Q: How do I avoid playing favorites? A: Document your interactions. Rotate who you have lunch with. Spread development opportunities. Be transparent about decisions. If you naturally connect more with certain people, intentionally invest equal energy across your team.
Q: Can I build connection if I’m naturally introverted? A: Absolutely. Connection isn’t about being outgoing—it’s about being genuine. Schedule connection time so it doesn’t drain you unexpectedly. Use written communication for deeper conversations. Focus on one-on-one connections rather than group dynamics.
Q: What if my boss manages with distance? A: Model what you believe works. Your team’s improved performance will speak volumes. Share metrics that show how connection drives results. Manage up by connecting with your boss using their preferred style while maintaining your approach with your team.
Q: How quickly should I expect to see results? A: Small changes can show up within weeks—people speak up more and surface concerns earlier. Deeper shifts often take many months—for some organizations, a year or more—depending on size, starting point, and leadership consistency.

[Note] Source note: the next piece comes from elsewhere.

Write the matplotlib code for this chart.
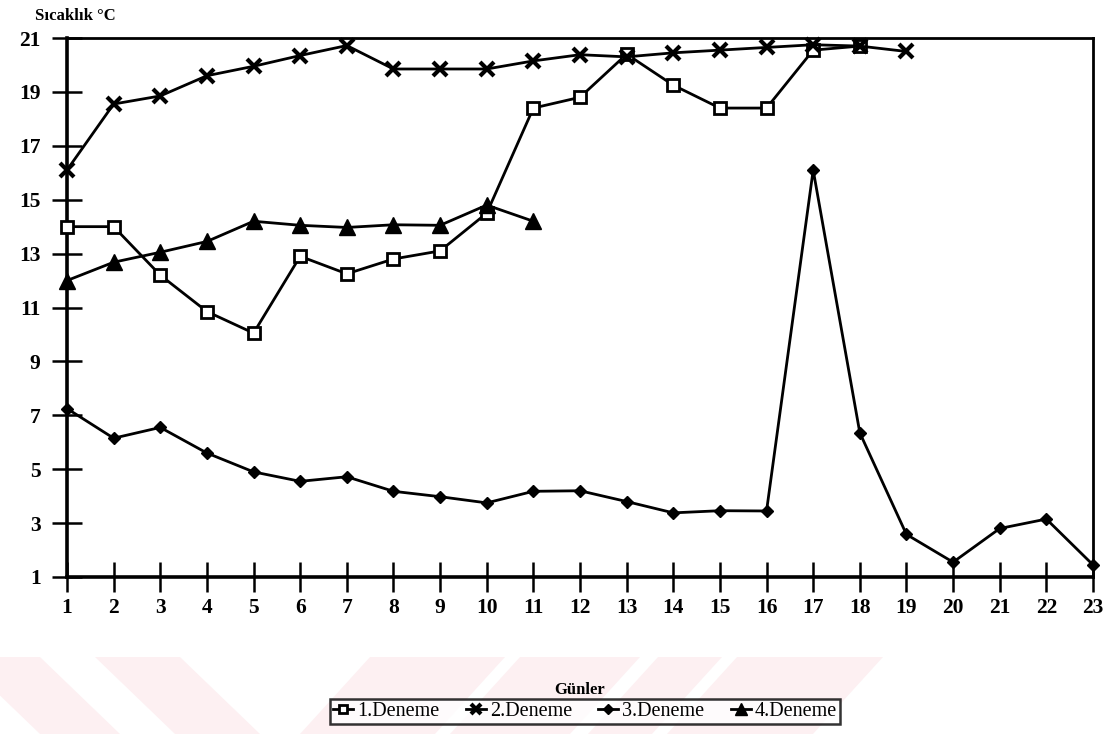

Q: What’s the biggest mistake managers make when trying to connect? A: Going from zero to hundred overnight. Sudden oversharing or forced team bonding feels inauthentic. Build connection gradually. Start with small, genuine interactions and let relationships develop naturally.
Remember: Connection isn’t a management technique—it’s a leadership philosophy. When you genuinely care about your team’s success and wellbeing, the right actions follow naturally.